China Moves Ahead in the Art Market

When it comes to art transactions at auctions and through dealers and galleries, China almost always falls behind the United States and the United Kingdom. The Asian art market has never dominated the global art world, but this may be about to change. According to the last year’s reports; China played the biggest role in the market of global sales of art and antiques at open auctions. The spring Asia Contemporary Art Show showed an astonishing attendance and cemented Hong Kong at a high position in the jet set of the art world. So, is China taking a big leap in the art market world and is it becoming the next big thing?

Even though reports show Chinese auction sales summed up 34% of the world total in value, with the US and the UK falling behind with 32% and 18% respectively, it is important to note that these results do not include the deals made by dealers and galleries at sales exhibitions and art fairs, which are a major part of the art market. Online sales are an ever-expanding market which is still developing, and China isn’t first in that area either.

With regards to the global share by value, The United States is still dominating with 40% of the share, the United Kingdom is behind with 21%, and China is following closely with 20%. The results were combined from the reports published by Art Basel, UBS and Clare McAndrew, founder of Arts Economics. So, what puts China in the leading position when it comes to auction sales?

In the year behind us, Chinese auctions saw numerous expensive sales in the classical Chinese paintings and antiques market. With numbers going as high as $44m and $20m for single pieces, it is no wonder auction sales dominated the market in China with a share of 68% by value. McAndrew claims China’s leading position in auction sales is a direct result of a decline in the US, combined with a stable performance at the high end in the domestic salerooms.
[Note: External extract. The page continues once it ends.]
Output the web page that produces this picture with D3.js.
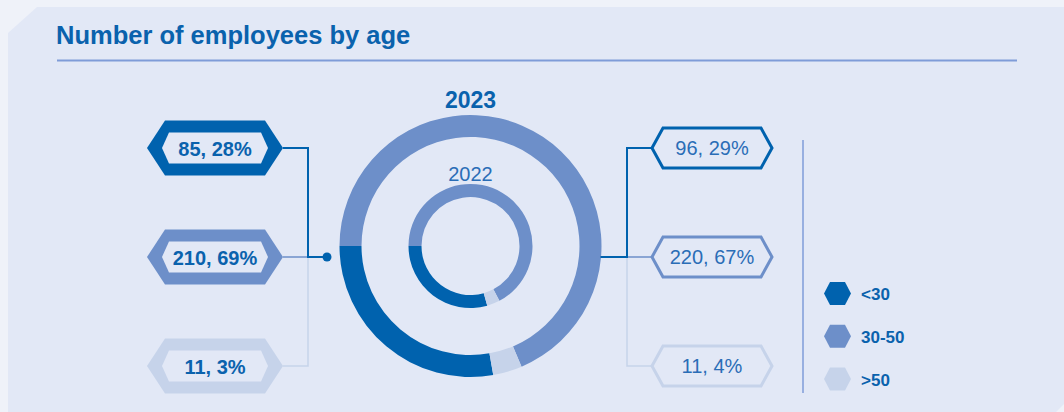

Art market specialists say the China’s art auction market still needs to grow and widen its view. Almost all the objects in the domestic salerooms are Chinese works of art and antiquity, and the buyers should be more exposed to the global market and the diversified offers from around the world. The well-developed domestic market is a great potential for becoming a global art trade center.

Another important aspect behind the success of the Chinese art market is the integrity. There have been fewer cases of counterfeit antiques and swindles in the salerooms. Hired shills who falsely bid on items only to push up the prices and mislead other potential bidders are almost completely gone. All of this, followed by a steady bloom of auction houses and a flow of high prices can certainly put China on the way to the top of the global art market.